The one area of the welfare budget that the Lib Dems would be willing to see reduced is that concerning universal benefits for the elderly, such as the Winter Fuel Allowance, free bus passes and free TV licenses. But Downing Street has already signaled that David Cameron's general election pledge to protect these payments will be extended for another year in order to cover the Spending Review. As a result, any further cuts to welfare will again fall entirely on the working-age poor.

Before last year's Autumn Statement, Tory ministers, including Cameron and George Osborne, floated policies including the abolition of housing benefit for the under-25s and the restriction of child benefit for families with more than two children only to see these proposals rightly vetoed by the Lib Dems. But the insistent Conservatives demands for further welfare cuts will likely see them examined again.
One twitter wag asked if Hammond might "make a start by giving up all troops' exemptions from welfare cuts." Another, David Frum, worries that the congressional defense hawks in the U.S. aren't being as hysterical as Hammond. Where's Buck McKeon when his defense contractor and drone manufacturer buddies need him most?

After Boehner and his cronies-- with the help of 95 Democrats-- forced through the vote on Sequestration, Paul Ryan, the GOP's most outspoken and clueless advocate of the failed European Austerity agenda, was jubilant. On ABC's This Week he celebrated by announcing that “What conservatives like me have been fighting for, for years, are statutory caps on spending, legal caps in law that says government agencies cannot spend over a set amount of money. And if they breach that amount across the board, sequester comes in to cut that spending, and you can’t turn that off without a supermajority vote.  We got that in law. That is here.” That was why Ryan undermined the Grand Bargain between Obama and the weak, drunken Speaker in the fist place-- to manipulate a situation that would bring about Sequestration. To the shills of plutocracy-- like Ryan-- unemployment for a million people, the threat of recession, even a threat to national security mean less than preserving loopholes like this one that further enrich a couple of hundred multimillionaires and billionaires. It was something the GOP was planning all along.

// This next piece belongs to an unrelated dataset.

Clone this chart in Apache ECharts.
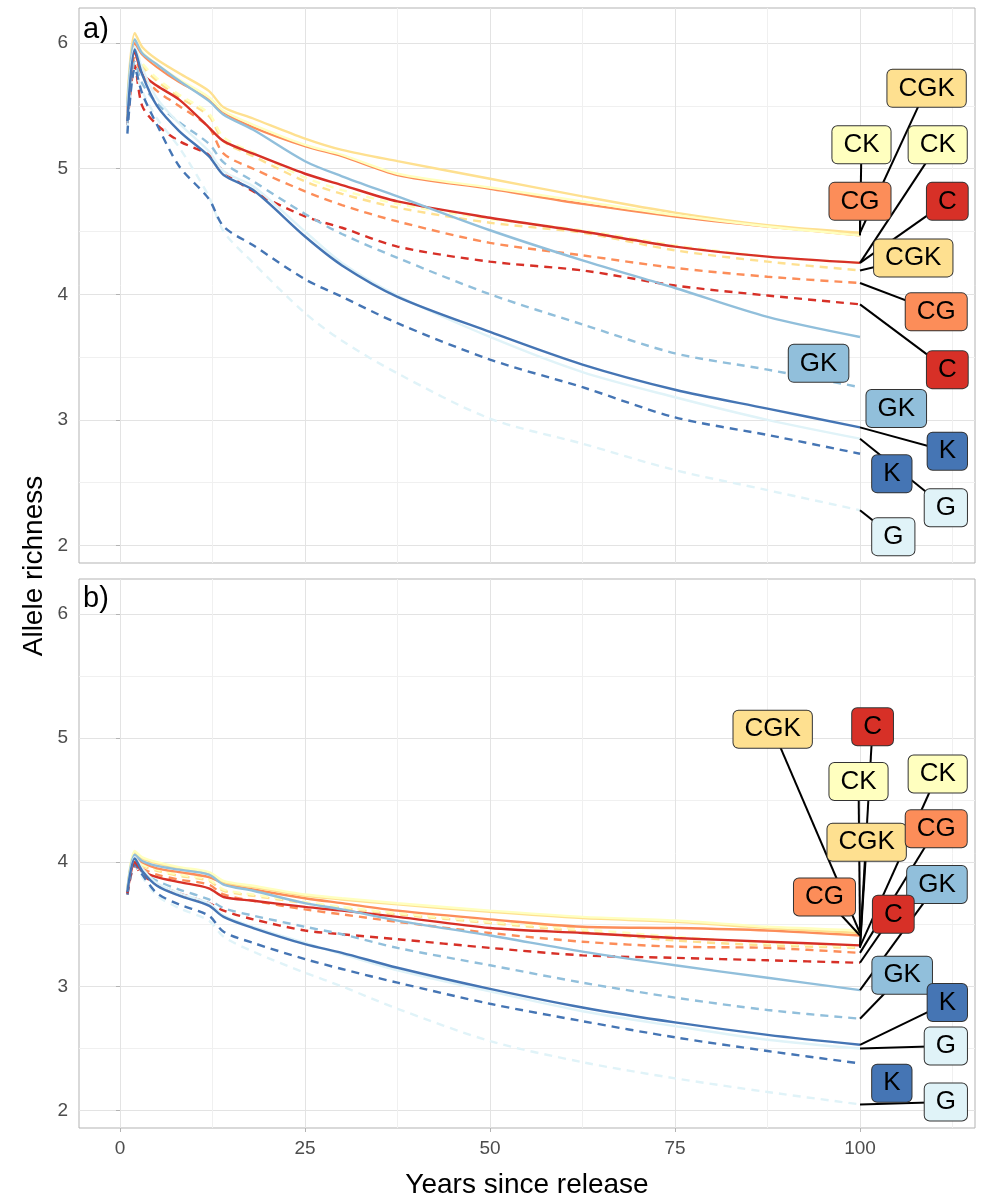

OK, back to Europe, and Krugman, for a moment. What he pointed out Saturday is that, "faced with a huge blow to private demand from a burst housing bubble and deleveraging, Europe has responded not as 75 years of economics said it should, with temporary stimulus, but with Herbert Hoover-- or, better, Chancellor Brüning-- policies of retrenchment. And policy makers pronounce themselves shocked both to find that the bottom is dropping out of Europe’s economy and that their perceived authority and wisdom is being rejected by voters." It's horrifying that the low level of talent attracted to GOP politics doesn't allow Republicans to step away from their ideological preconception for a moment and what's unfolding in real time.

Krugman reminds us that "those preaching austerity probably do not see themselves as contributing to a crisis of democracy, but they are. The Italian elections should remind eurozone leaders to pay attention to their voters. Economic fixes have failed to staunch a political crisis that has the capacity to harm not only EU integration, but the legitimacy of the continent’s democratic order itself." Is that what the Paul Ryans, Eric Cantors, John Boehners and Miss McConnells want spreading to our shores? I'm not certain. But the Tea Party idiots and the John Birch Society money that finances them certainly do.